What’s the annual cost of operating all of the transit agencies in the U.S. combined? In 2019, it was $54 billion. Even if you add to that the transit agencies’ capital expenses, their combined annual costs were still less than $82 billion.

Democrats tried to justify this spending by saying that transit systems would collapse from declines in ridership and state and local government revenues. But ridership did not drop to zero and ridership has increased since the worst days of the pandemic last spring. Their systems are by definition local. They serve a city or maybe a metropolitan area. Should the local jurisdictions and states where these systems reside have any responsibility to pay for these systems? Evidently not, according to my colleagues.

The fact is, on the whole, state and local tax collections set a new record in 2020. Plus in 2020 we sent more than $500 billion to states and local governments for COVID relief. And last month, the Democrat spending bill gave them another $350 billion.

To add insult to injury, we sent these billions to transit agencies without requiring them to implement any reforms. The financial woes of many big-city transit agencies pre-date COVID and are tied to chronic financial mismanagement.

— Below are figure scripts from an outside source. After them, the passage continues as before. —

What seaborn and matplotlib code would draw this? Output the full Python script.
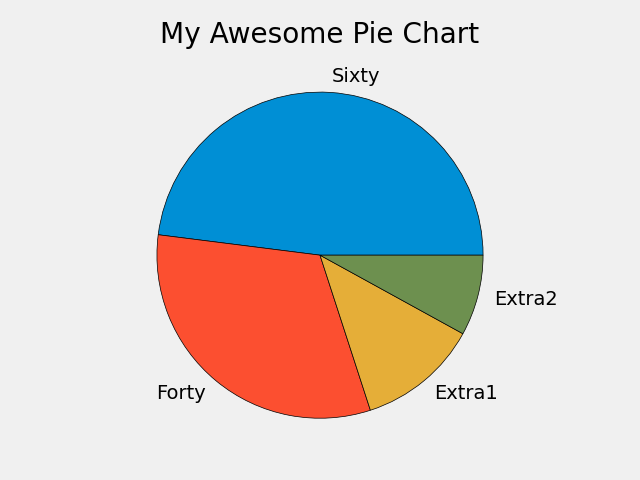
import matplotlib
matplotlib.use("Agg")
import matplotlib.pyplot as plt
import seaborn as sns

# Datos del grafico
etiquetas = ['Sixty', 'Forty', 'Extra1', 'Extra2']
valores = [60, 40, 15, 10]

plt.style.use('fivethirtyeight')
colores = sns.color_palette(['#008fd5', '#fc4f30', '#e5ae38', '#6d904f'])

fig, ax = plt.subplots(figsize=(6.4, 4.8), dpi=100)
ax.pie(valores, labels=etiquetas, colors=colores,
       wedgeprops={'edgecolor': 'black'})
ax.set_title('My Awesome Pie Chart')
plt.tight_layout()
plt.savefig('out.png')
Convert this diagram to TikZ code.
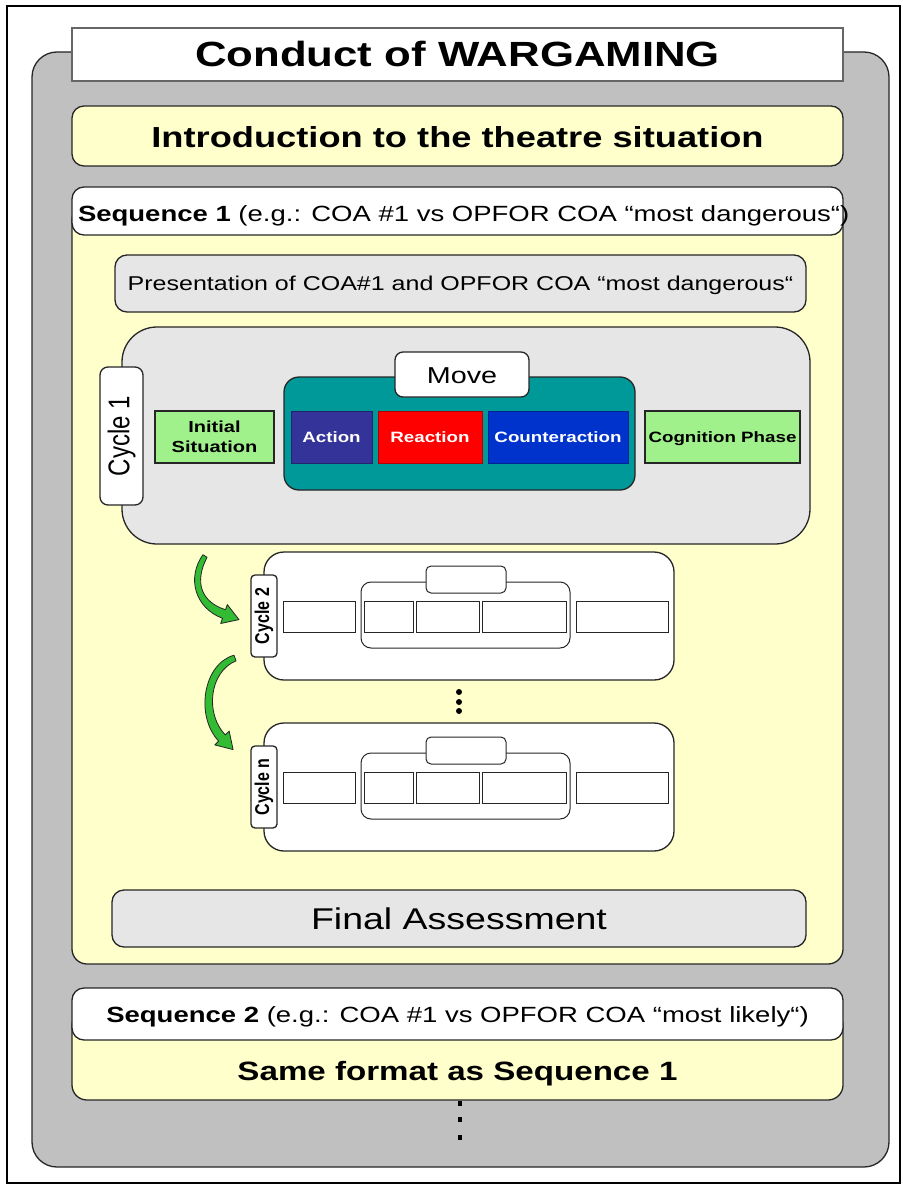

For example, New York City’s MTA, the country’s largest transit agency, has been mismanaged for years. It’s had mounting debts—with its long-term debt tripling, from 2000 to 2019, to over $35 billion. In 2019, MTA projected enormous budget deficits, reaching $1 billion in 2022. And since 2014, it’s had $7 billion in questionable and suspicious overtime expenses.

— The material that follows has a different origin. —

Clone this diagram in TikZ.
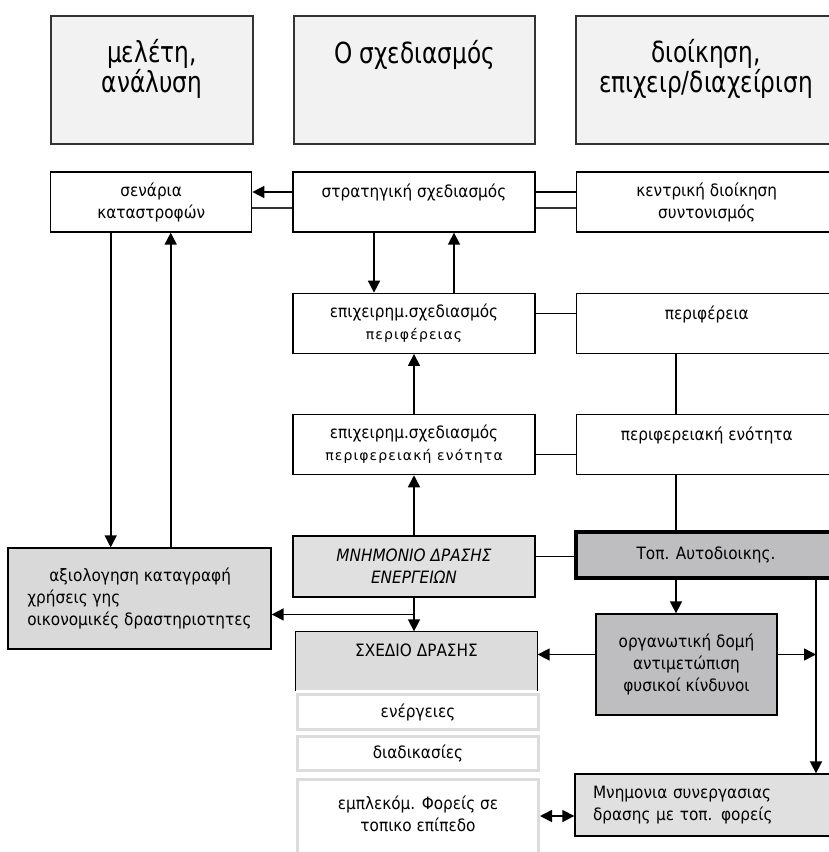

This February, MTA was finally close to making reforms to address its chronic problems. But then Democrats threw more money at MTA, and, lo and behold, MTA’s proposed reforms went away. MTA’s problems haven’t been fixed—they’ve just been kicked down the road, courtesy of the U.S. taxpayer.

Now the Biden administration wants another $85 billion for transit as part of a wasteful, multi-trillion dollar welfare and infrastructure bill. Let’s consider how excessive this is. If we pass the Biden bill, along with the transit funding extension that is being contemplated here, and combined it with the $82 billion we provided over the last year, we could, based on 2019 Census data, buy every transit commuter in America a $30,000 car.

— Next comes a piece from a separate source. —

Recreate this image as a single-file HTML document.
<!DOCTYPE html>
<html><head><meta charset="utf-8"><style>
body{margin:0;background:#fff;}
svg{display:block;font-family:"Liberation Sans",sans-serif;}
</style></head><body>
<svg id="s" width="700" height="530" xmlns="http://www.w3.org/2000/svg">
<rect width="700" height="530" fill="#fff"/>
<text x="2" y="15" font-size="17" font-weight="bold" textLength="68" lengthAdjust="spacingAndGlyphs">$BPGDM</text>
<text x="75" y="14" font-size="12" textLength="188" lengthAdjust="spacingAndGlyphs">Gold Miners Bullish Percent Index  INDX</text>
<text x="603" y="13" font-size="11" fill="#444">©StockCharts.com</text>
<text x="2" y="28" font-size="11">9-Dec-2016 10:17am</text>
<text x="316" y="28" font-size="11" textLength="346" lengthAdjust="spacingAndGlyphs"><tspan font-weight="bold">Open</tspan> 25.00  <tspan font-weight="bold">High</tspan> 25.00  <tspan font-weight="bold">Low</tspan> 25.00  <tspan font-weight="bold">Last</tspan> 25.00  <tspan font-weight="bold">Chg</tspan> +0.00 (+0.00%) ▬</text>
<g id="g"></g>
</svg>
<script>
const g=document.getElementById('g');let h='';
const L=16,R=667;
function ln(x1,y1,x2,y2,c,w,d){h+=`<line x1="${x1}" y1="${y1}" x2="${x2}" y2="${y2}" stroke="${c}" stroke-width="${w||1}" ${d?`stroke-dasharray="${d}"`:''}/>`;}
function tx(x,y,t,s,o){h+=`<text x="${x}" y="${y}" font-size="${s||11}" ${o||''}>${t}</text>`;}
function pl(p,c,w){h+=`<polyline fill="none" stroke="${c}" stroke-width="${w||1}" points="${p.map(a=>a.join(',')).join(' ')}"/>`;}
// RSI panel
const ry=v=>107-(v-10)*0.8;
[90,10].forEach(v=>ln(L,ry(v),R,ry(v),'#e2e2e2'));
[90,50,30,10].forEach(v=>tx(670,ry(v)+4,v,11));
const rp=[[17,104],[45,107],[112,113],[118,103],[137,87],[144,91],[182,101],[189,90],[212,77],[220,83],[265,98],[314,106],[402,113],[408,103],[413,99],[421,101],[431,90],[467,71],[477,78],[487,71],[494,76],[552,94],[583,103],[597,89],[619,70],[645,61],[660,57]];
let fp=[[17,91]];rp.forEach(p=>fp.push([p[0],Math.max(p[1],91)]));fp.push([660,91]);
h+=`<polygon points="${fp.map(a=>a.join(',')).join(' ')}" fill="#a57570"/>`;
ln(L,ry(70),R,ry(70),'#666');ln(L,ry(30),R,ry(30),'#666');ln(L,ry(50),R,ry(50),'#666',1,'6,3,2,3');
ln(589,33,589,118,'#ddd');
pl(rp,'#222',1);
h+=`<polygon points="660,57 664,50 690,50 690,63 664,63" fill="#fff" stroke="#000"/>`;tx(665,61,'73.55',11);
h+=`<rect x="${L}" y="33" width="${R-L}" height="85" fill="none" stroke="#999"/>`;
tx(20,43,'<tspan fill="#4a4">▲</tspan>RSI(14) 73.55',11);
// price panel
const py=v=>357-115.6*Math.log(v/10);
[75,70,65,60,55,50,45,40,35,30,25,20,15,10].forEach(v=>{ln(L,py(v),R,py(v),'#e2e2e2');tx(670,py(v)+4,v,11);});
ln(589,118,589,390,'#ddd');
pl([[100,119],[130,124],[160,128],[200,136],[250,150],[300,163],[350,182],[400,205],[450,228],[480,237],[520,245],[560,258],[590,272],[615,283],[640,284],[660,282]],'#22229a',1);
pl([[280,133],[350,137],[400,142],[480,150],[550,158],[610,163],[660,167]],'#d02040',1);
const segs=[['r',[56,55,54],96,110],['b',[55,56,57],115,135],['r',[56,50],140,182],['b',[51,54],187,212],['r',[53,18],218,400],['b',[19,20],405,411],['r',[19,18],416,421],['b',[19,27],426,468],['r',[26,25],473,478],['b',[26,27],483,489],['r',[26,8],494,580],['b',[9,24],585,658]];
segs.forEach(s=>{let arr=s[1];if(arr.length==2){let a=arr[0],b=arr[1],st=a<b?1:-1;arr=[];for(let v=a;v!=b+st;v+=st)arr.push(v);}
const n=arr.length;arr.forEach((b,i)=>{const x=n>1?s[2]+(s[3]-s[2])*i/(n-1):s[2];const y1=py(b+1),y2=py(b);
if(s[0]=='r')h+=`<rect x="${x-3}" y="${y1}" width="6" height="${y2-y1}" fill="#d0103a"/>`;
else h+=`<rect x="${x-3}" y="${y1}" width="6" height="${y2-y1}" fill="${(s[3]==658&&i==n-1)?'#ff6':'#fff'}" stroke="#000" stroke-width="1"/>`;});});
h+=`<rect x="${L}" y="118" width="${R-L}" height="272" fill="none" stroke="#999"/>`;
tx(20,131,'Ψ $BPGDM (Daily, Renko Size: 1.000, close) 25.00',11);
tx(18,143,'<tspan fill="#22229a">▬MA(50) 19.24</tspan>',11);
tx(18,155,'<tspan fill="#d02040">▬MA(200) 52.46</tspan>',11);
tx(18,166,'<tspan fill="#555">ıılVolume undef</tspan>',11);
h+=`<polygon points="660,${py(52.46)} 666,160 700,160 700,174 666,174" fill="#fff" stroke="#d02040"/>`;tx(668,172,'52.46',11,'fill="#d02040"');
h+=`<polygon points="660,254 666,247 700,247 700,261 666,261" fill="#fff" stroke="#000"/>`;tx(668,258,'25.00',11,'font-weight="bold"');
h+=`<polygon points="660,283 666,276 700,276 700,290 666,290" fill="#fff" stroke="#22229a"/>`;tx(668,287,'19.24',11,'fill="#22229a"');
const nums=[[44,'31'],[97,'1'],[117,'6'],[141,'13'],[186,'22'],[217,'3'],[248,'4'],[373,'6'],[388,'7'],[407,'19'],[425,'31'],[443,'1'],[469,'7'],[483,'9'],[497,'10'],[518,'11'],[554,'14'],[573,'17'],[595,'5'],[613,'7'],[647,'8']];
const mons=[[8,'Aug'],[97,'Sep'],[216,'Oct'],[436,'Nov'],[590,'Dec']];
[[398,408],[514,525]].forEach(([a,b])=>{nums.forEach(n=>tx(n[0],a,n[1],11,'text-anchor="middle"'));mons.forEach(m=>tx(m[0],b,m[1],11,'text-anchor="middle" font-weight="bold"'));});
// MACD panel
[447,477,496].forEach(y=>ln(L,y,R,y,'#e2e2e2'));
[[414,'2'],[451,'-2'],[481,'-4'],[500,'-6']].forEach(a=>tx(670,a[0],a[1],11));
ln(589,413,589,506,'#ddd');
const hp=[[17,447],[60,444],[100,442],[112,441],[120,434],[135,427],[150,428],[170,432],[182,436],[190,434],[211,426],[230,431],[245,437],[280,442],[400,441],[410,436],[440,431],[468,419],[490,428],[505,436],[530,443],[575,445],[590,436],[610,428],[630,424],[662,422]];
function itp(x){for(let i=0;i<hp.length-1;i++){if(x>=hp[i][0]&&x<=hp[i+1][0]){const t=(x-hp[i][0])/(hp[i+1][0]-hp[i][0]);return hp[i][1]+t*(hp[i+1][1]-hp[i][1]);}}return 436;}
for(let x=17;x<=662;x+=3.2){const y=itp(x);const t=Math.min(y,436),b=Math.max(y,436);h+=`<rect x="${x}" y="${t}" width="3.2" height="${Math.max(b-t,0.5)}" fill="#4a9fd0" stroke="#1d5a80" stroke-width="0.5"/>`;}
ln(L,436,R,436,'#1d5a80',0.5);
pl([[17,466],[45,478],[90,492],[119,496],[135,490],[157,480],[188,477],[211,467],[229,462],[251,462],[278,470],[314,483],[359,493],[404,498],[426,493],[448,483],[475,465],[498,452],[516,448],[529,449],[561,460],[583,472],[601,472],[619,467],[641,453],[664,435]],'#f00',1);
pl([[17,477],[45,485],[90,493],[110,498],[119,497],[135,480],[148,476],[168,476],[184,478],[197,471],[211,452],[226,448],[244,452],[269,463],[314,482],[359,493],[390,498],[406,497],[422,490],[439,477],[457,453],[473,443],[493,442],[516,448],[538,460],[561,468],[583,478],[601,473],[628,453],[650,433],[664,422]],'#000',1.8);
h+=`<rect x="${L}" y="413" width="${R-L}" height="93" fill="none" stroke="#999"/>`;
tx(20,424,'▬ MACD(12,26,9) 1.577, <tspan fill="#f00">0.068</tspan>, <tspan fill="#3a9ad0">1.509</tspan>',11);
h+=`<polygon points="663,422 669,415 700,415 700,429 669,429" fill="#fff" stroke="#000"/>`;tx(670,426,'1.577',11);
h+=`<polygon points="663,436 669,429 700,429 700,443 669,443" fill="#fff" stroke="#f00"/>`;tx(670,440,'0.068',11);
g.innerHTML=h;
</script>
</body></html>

Mr. Chairman, I’m glad you’re holding a hearing on FAST Act reauthorization. Because we should be talking about how to reform our existing transit funding system. We should certainly be doing that rather than thinking about spending another $85 billion on transit.

In doing so, we should be guided by sensible principles that will protect taxpayer dollars from misuse, including: prioritizing maintaining existing systems rather than expanding with the hope that there will be demand; ensuring state and local governments pay their fair share and are accountable; removing useless regulations that delay projects and increase costs; reforming planning requirements that otherwise lock local governments into rigid, long-term system expansions; paying for infrastructure improvements responsibly, including addressing the insolvency of the Highway Trust Fund, and limiting transit’s share of the Highway Trust Fund expenditures to the long standing level of 20 percent.

Importantly, we need to ask, does mass transit continue to make sense in every U.S. city at its current scale?

Today, we will hear from two witnesses how we can take a more thoughtful approach to funding transit than just throwing money at it. Baruch Feigenbaum is a transportation expert at the Reason Foundation. He will testify that transit systems and lawmakers must adjust to the shifting work and transportation trends accelerated by the COVID pandemic.

We will also hear from David Ditch, a budget and transportation expert at the Heritage Foundation. He will testify that the transit funding in the recent Democrat spending bill bailed out chronically mismanaged big city transit agencies.

This year, Congress should come together to responsibly reauthorize the FAST Act, while reducing wasteful, outdated, and duplicative spending. I hope my Democratic colleagues will follow that path of cooperation rather than ramming through another partisan spending bill that wastes taxpayers dollars on transit bailouts and other liberal priorities.